#' Lorenz curve
#' Estimate the Lorenz curve, an inequality graph
#' @param formula a formula specifying the income variable
#' @param design a design object of class \code{survey.design} or class \code{svyrep.design} from the \code{survey} library.
#' @param quantiles a sequence of probabilities that defines the quantiles sum to be calculated
#' @param ci Should the confidence interval be plotted? Defaults to \code{TRUE}.
#' @param alpha a number that especifies de confidence level for the graph.
#' @param empirical Should an empirical Lorenz curve be estimated as well? Defaults to \code{FALSE}.
#' @param plot Should the Lorenz curve be plotted? Defaults to \code{TRUE}.
#' @param add Should a new curve be plotted on the current graph?
#' @param curve.col a string defining the color of the curve.
#' @param na.rm Should cases with missing values be dropped?
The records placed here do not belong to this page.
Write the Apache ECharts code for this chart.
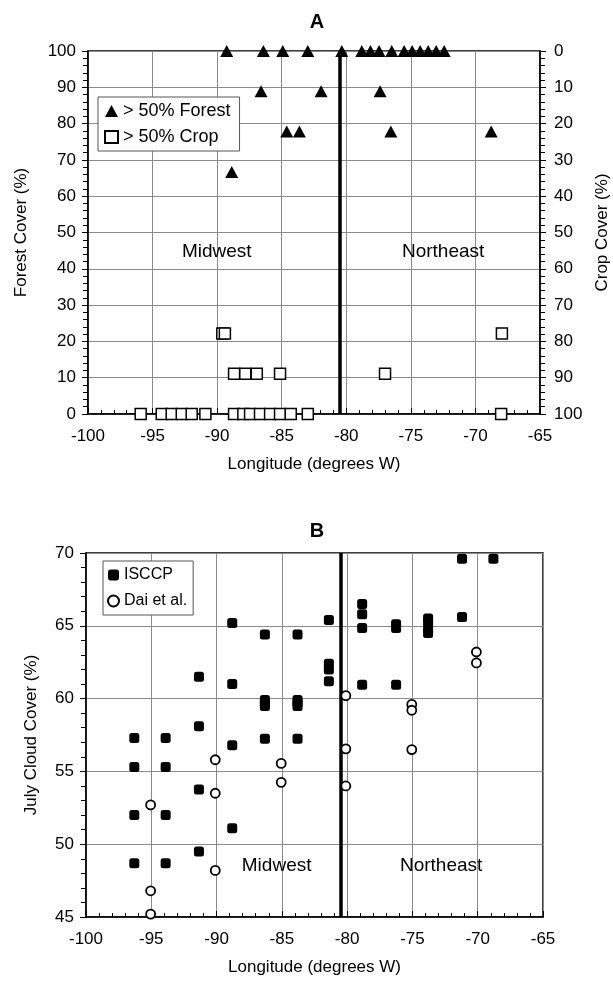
<!DOCTYPE html>
<html><head><meta charset="utf-8">
<script src="https://cdn.jsdelivr.net/npm/echarts@6/dist/echarts.min.js"></script>
<style>html,body{margin:0;padding:0;background:#fff}#c{width:613px;height:987px}</style>
</head><body><div id="c"></div>
<script>
// Panel A: > 50% forest sites (longitude, forest cover %)
const forestLon = [-89.26,-86.42,-84.92,-82.98,-80.35,-78.80,-78.13,-77.46,-76.48,-75.52,-74.90,-74.28,-73.66,-73.04,-72.42,
                   -86.6,-81.95,-77.38,
                   -84.61,-83.63,-76.55,-68.78,
                   -88.87];
const forestPct = [100,100,100,100,100,100,100,100,100,100,100,100,100,100,100,
                   88.9,88.9,88.9,
                   77.8,77.8,77.8,77.8,
                   66.7];
// Panel A: > 50% crop sites (longitude, crop cover %)
const cropLon = [-89.6,-89.4,-67.95,
                 -88.69,-87.82,-86.93,-85.13,-77.0,
                 -95.92,-94.29,-93.52,-92.74,-91.97,-90.91,-88.69,-87.97,-87.45,-86.68,-85.90,-85.13,-84.30,-82.98,-68.01];
const cropPct = [77.8,77.8,77.8,
                 88.9,88.9,88.9,88.9,88.9,
                 100,100,100,100,100,100,100,100,100,100,100,100,100,100,100];
// Panel B: July cloud cover
const isccpLon = [-96.3,-96.3,-96.3,-96.3, -93.9,-93.9,-93.9,-93.9, -91.35,-91.35,-91.35,-91.35, -88.8,-88.8,-88.8,-88.8,
                  -86.3,-86.3,-86.3,-86.3,-86.3, -83.8,-83.8,-83.8,-83.8,-83.8, -81.4,-81.4,-81.4,-81.4,
                  -78.85,-78.85,-78.85,-78.85, -76.25,-76.25,-76.25, -73.8,-73.8,-73.8,-73.8, -71.2,-71.2, -68.8];
const isccpCloud = [57.3,55.3,52.0,48.7, 57.3,55.3,52.0,48.7, 61.5,58.1,53.75,49.5, 65.2,61.0,56.8,51.1,
                    64.4,59.9,59.7,59.5,57.25, 64.4,59.9,59.7,59.5,57.25, 65.4,62.4,62.0,61.2,
                    66.5,65.8,64.85,60.95, 65.1,64.85,60.95, 65.5,65.2,64.8,64.5, 69.6,65.6, 69.6];
const daiLon = [-95.05,-95.05,-95.05, -90.1,-90.1,-90.1, -85.05,-85.05, -80.1,-80.1,-80.1, -75.05,-75.05,-75.05, -70.1,-70.1];
const daiCloud = [52.7,46.8,45.2, 55.8,53.5,48.2, 55.55,54.25, 60.2,56.55,54.0, 59.6,59.2,56.5, 63.2,62.45];
// Region boundary longitude
const boundaryLon = -80.5;
const regionNames = ['Midwest','Northeast'];

const FONT = '"Liberation Sans", Arial, Helvetica, sans-serif';
const zip = (a,b)=>a.map((x,i)=>[x,b[i]]);
const black = '#000';
const gridLine = {show:true, lineStyle:{color:'#8a8a8a', width:1}};

function xAx(gi){
  return {gridIndex:gi, type:'value', min:-100, max:-65, interval:5,
    axisLine:{show:true, onZero:false, lineStyle:{color:black, width:1.5}},
    axisTick:{show:true, inside:true, length:6, lineStyle:{color:black, width:1}},
    minorTick:{show:true, splitNumber:5, length:4, lineStyle:{color:black, width:1}},
    axisLabel:{fontSize:17, color:black, fontFamily:FONT, margin:14},
    splitLine:gridLine,
    name:'Longitude (degrees W)', nameLocation:'middle', nameGap:42,
    nameTextStyle:{fontSize:17, color:black, fontFamily:FONT}};
}
const regionLabel = {show:true, position:'inside', formatter:p=>p.data[2], fontSize:19, color:'#000', opacity:1, fontFamily:FONT, textBorderWidth:0};

const option = {
  animation:false,
  backgroundColor:'#fff',
  textStyle:{fontFamily:FONT},
  title:[
    {text:'A', left:312, top:7, textAlign:'center', textStyle:{fontSize:20, fontWeight:'bold', color:black, fontFamily:FONT}},
    {text:'B', left:312, top:516, textAlign:'center', textStyle:{fontSize:20, fontWeight:'bold', color:black, fontFamily:FONT}}
  ],
  grid:[
    {left:88, right:73, top:51, height:363, show:true, borderColor:black, borderWidth:1.5, backgroundColor:'transparent', outerBoundsMode:'none'},
    {left:86, right:70, top:553, height:364, show:true, borderColor:black, borderWidth:1.5, backgroundColor:'transparent', outerBoundsMode:'none'}
  ],
  legend:[
    {data:['> 50% Forest','> 50% Crop'], orient:'vertical', left:98, top:97,
     padding:[5,9,5,6], itemGap:8, itemWidth:13, itemHeight:12,
     borderColor:'#555', borderWidth:1, backgroundColor:'#fff',
     textStyle:{fontSize:18, color:black, fontFamily:FONT}},
    {data:['ISCCP','Dai et al.'], orient:'vertical', left:103, top:561,
     padding:[6,6,6,4], itemGap:10, itemWidth:11, itemHeight:11,
     borderColor:'#555', borderWidth:1, backgroundColor:'#fff',
     textStyle:{fontSize:16, color:black, fontFamily:FONT}}
  ],
  xAxis:[xAx(0), xAx(1)],
  yAxis:[
    {gridIndex:0, type:'value', min:0, max:100, interval:10, position:'left',
     axisLine:{show:true, lineStyle:{color:black, width:1.5}},
     axisTick:{show:true, length:6, lineStyle:{color:black}},
     minorTick:{show:true, splitNumber:5, length:5, lineStyle:{color:black}},
     axisLabel:{fontSize:17, color:black, fontFamily:FONT, margin:12},
     splitLine:gridLine,
     name:'Forest Cover (%)', nameLocation:'middle', nameGap:58, nameRotate:90,
     nameTextStyle:{fontSize:17, color:black, fontFamily:FONT}},
    {gridIndex:0, type:'value', min:0, max:100, interval:10, position:'right', inverse:true,
     axisLine:{show:true, lineStyle:{color:black, width:1.5}},
     axisTick:{show:true, length:6, lineStyle:{color:black}},
     minorTick:{show:true, splitNumber:5, length:5, lineStyle:{color:black}},
     axisLabel:{fontSize:17, color:black, fontFamily:FONT, margin:14},
     splitLine:{show:false},
     name:'Crop Cover (%)', nameLocation:'middle', nameGap:54, nameRotate:90,
     nameTextStyle:{fontSize:17, color:black, fontFamily:FONT}},
    {gridIndex:1, type:'value', min:45, max:70, interval:5, position:'left',
     axisLine:{show:true, lineStyle:{color:black, width:1.5}},
     axisTick:{show:true, length:6, lineStyle:{color:black}},
     minorTick:{show:true, splitNumber:5, length:5, lineStyle:{color:black}},
     axisLabel:{fontSize:17, color:black, fontFamily:FONT, margin:12},
     splitLine:gridLine,
     name:'July Cloud Cover (%)', nameLocation:'middle', nameGap:46, nameRotate:90,
     nameTextStyle:{fontSize:17, color:black, fontFamily:FONT}}
  ],
  series:[
    {name:'> 50% Forest', type:'scatter', xAxisIndex:0, yAxisIndex:0, symbol:'triangle', symbolSize:[13,12],
     itemStyle:{color:black, opacity:1}, data:zip(forestLon, forestPct), z:5,
     markLine:{silent:true, symbol:['none','none'], label:{show:false},
       lineStyle:{color:black, width:3.5, type:'solid', opacity:1}, data:[{xAxis:boundaryLon}]}},
    {name:'> 50% Crop', type:'scatter', xAxisIndex:0, yAxisIndex:1, symbol:'rect', symbolSize:11,
     itemStyle:{color:'#fff', borderColor:black, borderWidth:1.5, opacity:1}, data:zip(cropLon, cropPct), z:4},
    {name:'regionA', type:'scatter', xAxisIndex:0, yAxisIndex:0, symbolSize:1, silent:true,
     itemStyle:{color:'rgba(0,0,0,0)', opacity:1}, label:regionLabel,
     data:[[-90.03,44.7,regionNames[0]],[-72.5,44.7,regionNames[1]]]},
    {name:'ISCCP', type:'scatter', xAxisIndex:1, yAxisIndex:2, symbol:'roundRect', symbolSize:10,
     itemStyle:{color:black, opacity:1}, data:zip(isccpLon, isccpCloud), z:4,
     markLine:{silent:true, symbol:['none','none'], label:{show:false},
       lineStyle:{color:black, width:3.5, type:'solid', opacity:1}, data:[{xAxis:boundaryLon}]}},
    {name:'Dai et al.', type:'scatter', xAxisIndex:1, yAxisIndex:2, symbol:'circle', symbolSize:9,
     itemStyle:{color:'#fff', borderColor:black, borderWidth:1.8, opacity:1}, data:zip(daiLon, daiCloud), z:5},
    {name:'regionB', type:'scatter', xAxisIndex:1, yAxisIndex:2, symbolSize:1, silent:true,
     itemStyle:{color:'rgba(0,0,0,0)', opacity:1}, label:regionLabel,
     data:[[-85.4,48.5,regionNames[0]],[-72.8,48.5,regionNames[1]]]}
  ]
};
const chart = echarts.init(document.getElementById('c'), null, {renderer:'canvas'});
chart.setOption(option);
</script>
</body></html>
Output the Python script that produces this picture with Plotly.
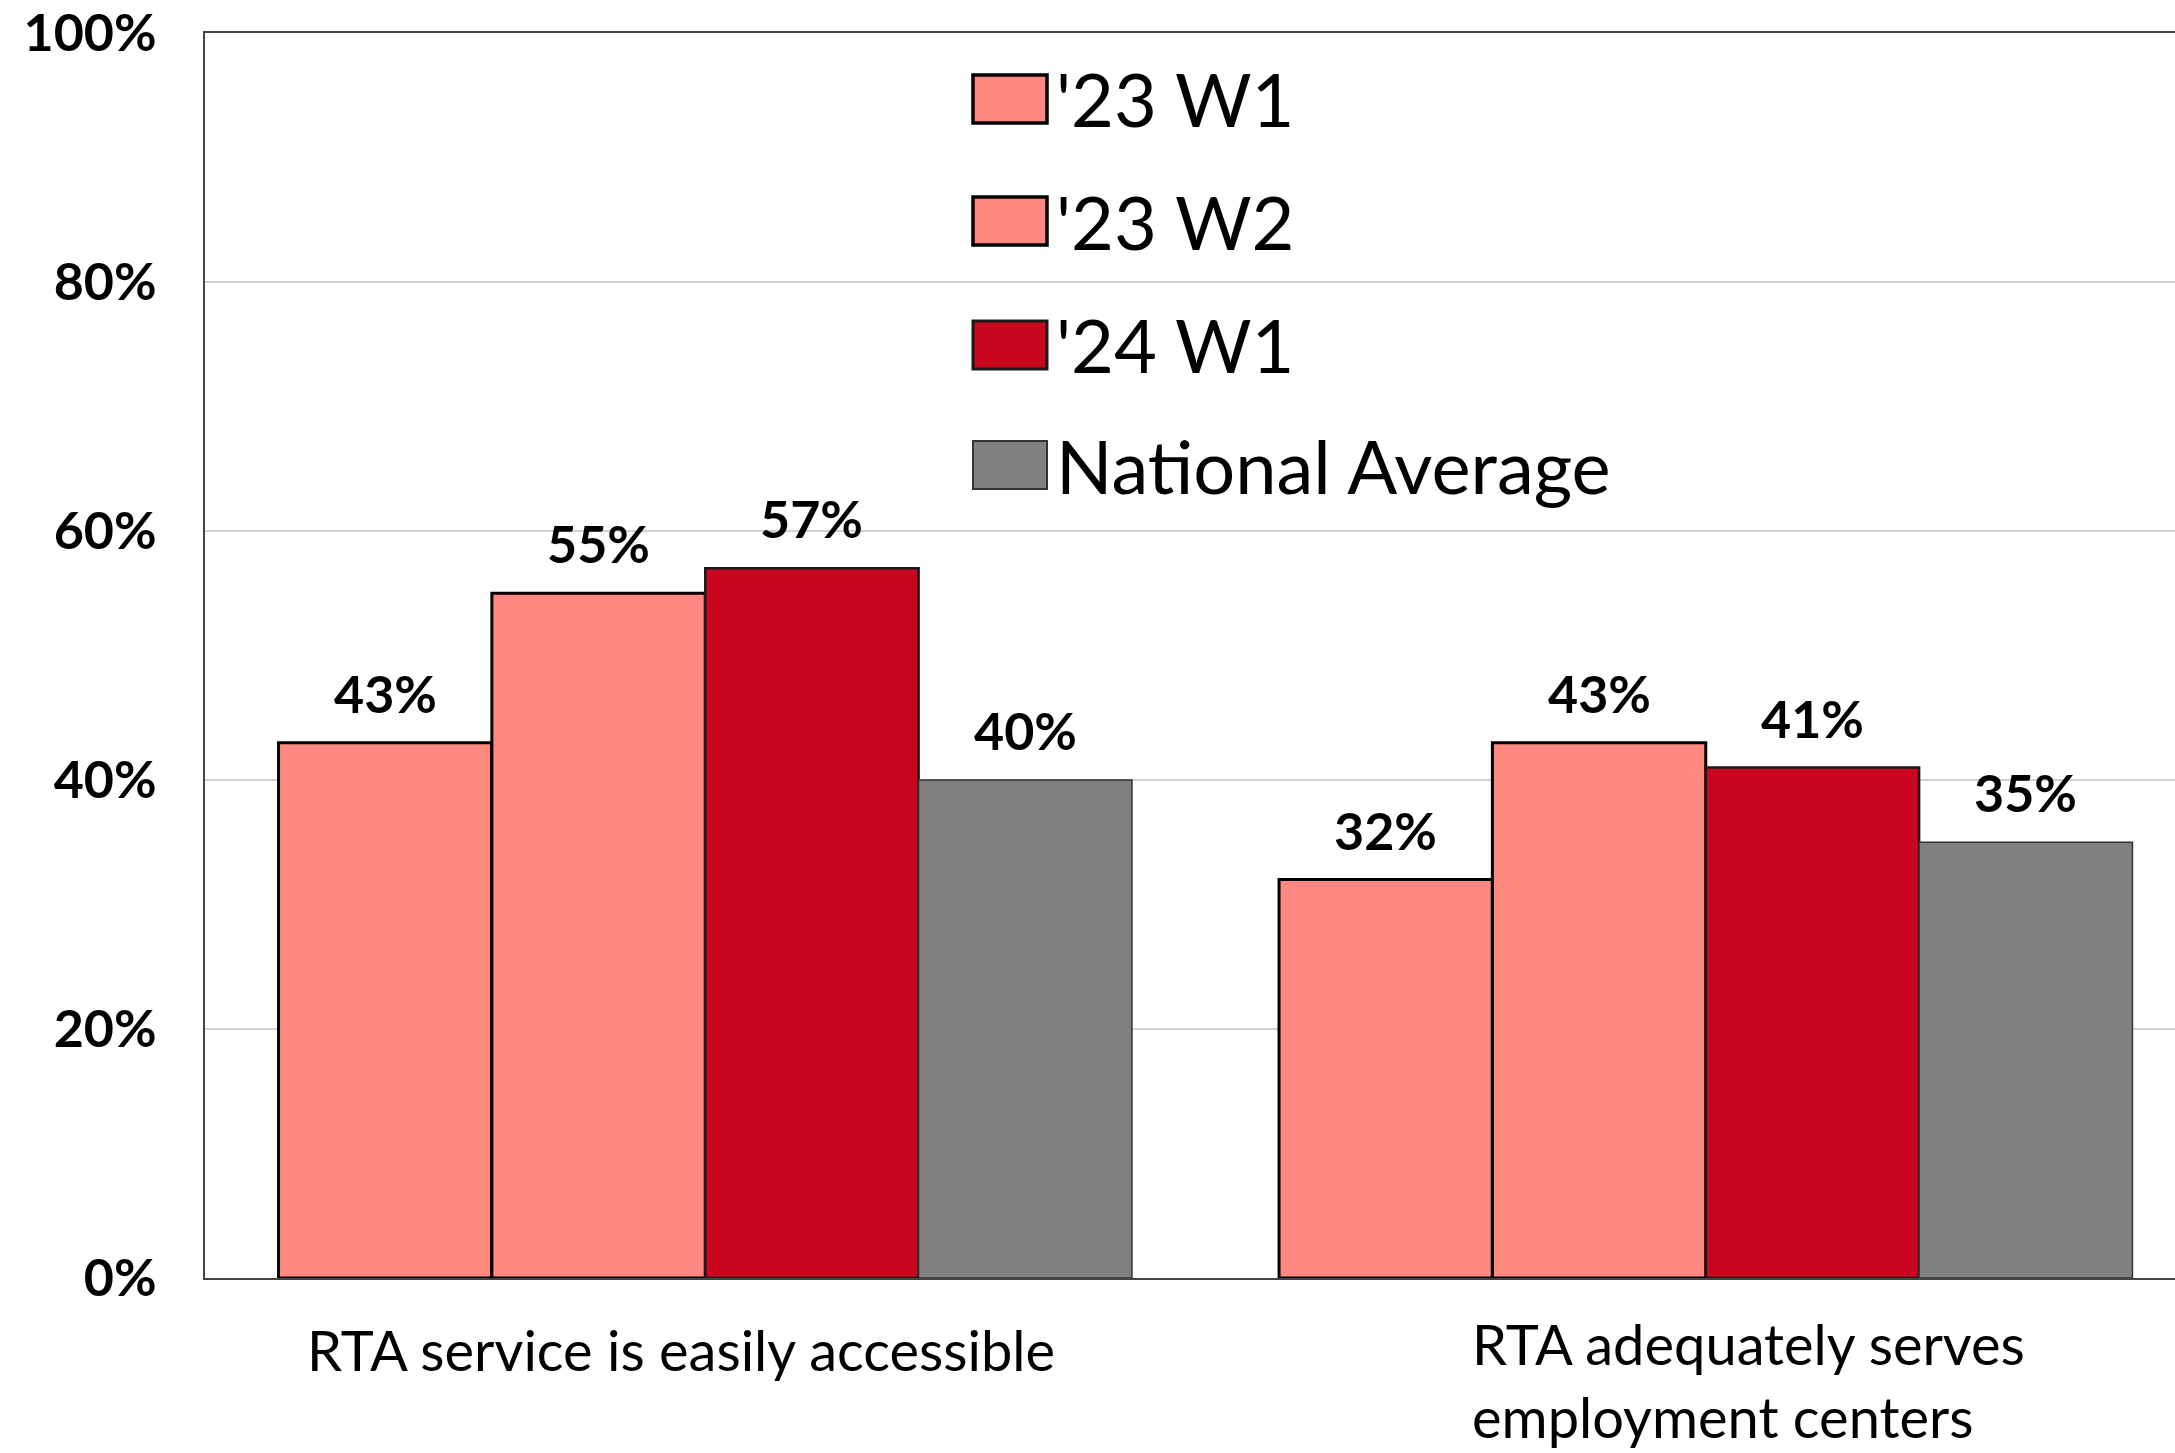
import plotly.graph_objects as go

categories = ["RTA service is easily accessible", "RTA adequately serves<br>employment centers"]
series_names = ["'23 W1", "'23 W2", "'24 W1", "National Average"]
series_values = [
    [43, 32],
    [55, 43],
    [57, 41],
    [40, 35],
]
series_colors = ["#FF8880", "#FF8880", "#C8061F", "#808080"]
series_line_widths = [3, 3, 2.5, 1.5]
series_line_colors = ["#000000", "#000000", "#1a1a1a", "#333333"]
y_ticks = [0, 20, 40, 60, 80, 100]
y_tick_labels = ["0%", "20%", "40%", "60%", "80%", "100%"]

FONT = "Lato"
W, H = 2175, 1453
ML, MT, MR = 205, 33, 0
MB = H - 1278
group_frac = 0.853
n = len(series_names)
bw = group_frac / n
pw = W - ML - MR
ph = H - MT - MB

fig = go.Figure()
for i, name in enumerate(series_names):
    fig.add_trace(go.Bar(
        x=list(range(len(categories))),
        y=series_values[i],
        name=name,
        marker=dict(color=series_colors[i],
                    line=dict(color=series_line_colors[i], width=series_line_widths[i])),
        showlegend=False,
    ))

annotations = []
for i, name in enumerate(series_names):
    off = (i - (n - 1) / 2) * bw
    for j, v in enumerate(series_values[i]):
        annotations.append(dict(
            x=j + off, y=v, xref="x", yref="y", text=f"{v}%",
            showarrow=False, yanchor="bottom", yshift=17,
            font=dict(family=FONT, size=52, color="#000000", weight="bold"),
        ))

# category labels
cat_shift = [-24, -236]
cat_yshift = [-36, -30]
cat_anchor = ["center", "left"]
for j, c in enumerate(categories):
    annotations.append(dict(
        x=j, y=0, xref="x", yref="y", text=c, showarrow=False,
        xanchor=cat_anchor[j], align="left", yanchor="top",
        xshift=cat_shift[j], yshift=cat_yshift[j],
        font=dict(family=FONT, size=56, color="#000000"),
    ))

# Manual legend (paper coords, pixel positions in page)
def px2x(px):
    return (px - ML) / pw
def py2y(py):
    return 1 - (py - MT) / ph

legend_rows = [99, 221, 345, 465]
shapes = []
for i, name in enumerate(series_names):
    cy = legend_rows[i]
    shapes.append(dict(
        type="rect", xref="paper", yref="paper",
        x0=px2x(973), x1=px2x(1047), y0=py2y(cy + 24), y1=py2y(cy - 24),
        fillcolor=series_colors[i],
        line=dict(color=series_line_colors[i], width=series_line_widths[i] + 0.5),
    ))
    annotations.append(dict(
        x=px2x(1054), y=py2y(cy), xref="paper", yref="paper", text=name,
        showarrow=False, xanchor="left", yanchor="middle",
        font=dict(family=FONT, size=74, color="#000000"),
    ))

fig.update_layout(
    width=W, height=H,
    margin=dict(l=ML, r=MR, t=MT, b=MB, pad=0),
    paper_bgcolor="white", plot_bgcolor="white",
    barmode="group", bargap=1 - group_frac, bargroupgap=0,
    annotations=annotations, shapes=shapes,
    showlegend=False,
)
fig.update_xaxes(
    tickmode="array", tickvals=list(range(len(categories))),
    showticklabels=False,
    range=[-0.5, -0.5 + pw / 1000.5],
    showline=True, linecolor="#444444", linewidth=2, mirror=True,
    showgrid=False, ticks="",
)
fig.update_yaxes(
    range=[0, 100], tickvals=y_ticks, ticktext=y_tick_labels,
    showline=True, linecolor="#444444", linewidth=2,
    showgrid=True, gridcolor="#D0D0D0", gridwidth=2,
    zeroline=False, ticks="", ticklabelstandoff=36,
    tickfont=dict(family=FONT, size=52, color="#000000", weight="bold"),
)

fig.write_html("out.html", config={"displayModeBar": False},
               post_script="document.body.style.margin='0';")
Defaults to \code{FALSE}.
#' @param deff Return the design effect (see \code{survey::svymean})
#' @param linearized Should a matrix of linearized variables be returned
#' @param influence Should a matrix of (weighted) influence functions be returned? (for compatibility with \code{\link[survey]{svyby}})
#' @param return.replicates Return the replicate estimates?
#' @param ... additional arguments passed to \code{plot} methods
#' @details you must run the \code{convey_prep} function on your survey design object immediately after creating it with the \code{svydesign} or \code{svrepdesign} function.
#' Notice that the 'empirical' curve is observation-based and is the one actually used to calculate the Gini index.
#' On the other hand, the quantile-based curve is used to estimate the shares, SEs and confidence intervals.
#' This way, as the number of quantiles of the quantile-based function increases, the quantile-based curve approacches the observation-based curve.
#' @return Object of class "\code{survey::oldsvyquantile}", which are vectors with a "\code{quantiles}" attribute giving the proportion of income below that quantile,
#' and a "\code{SE}" attribute giving the standard errors of the estimates.
#' @author Guilherme Jacob, Djalma Pessoa and Anthony Damico
#' @seealso \code{\link[survey]{oldsvyquantile}}
#' @references Milorad Kovacevic and David Binder (1997). Variance Estimation for Measures of Income
#' Inequality and Polarization - The Estimating Equations Approach. \emph{Journal of Official Statistics},
#' Vol.13, No.1, 1997. pp. 41 58. URL \url{https://www.scb.se/contentassets/ca21efb41fee47d293bbee5bf7be7fb3/variance-estimation-for-measures-of-income-inequality-and-polarization---the-estimating-equations-approach.pdf}.
#' Shlomo Yitzhaki and Robert Lerman (1989). Improving the accuracy of estimates of Gini coefficients.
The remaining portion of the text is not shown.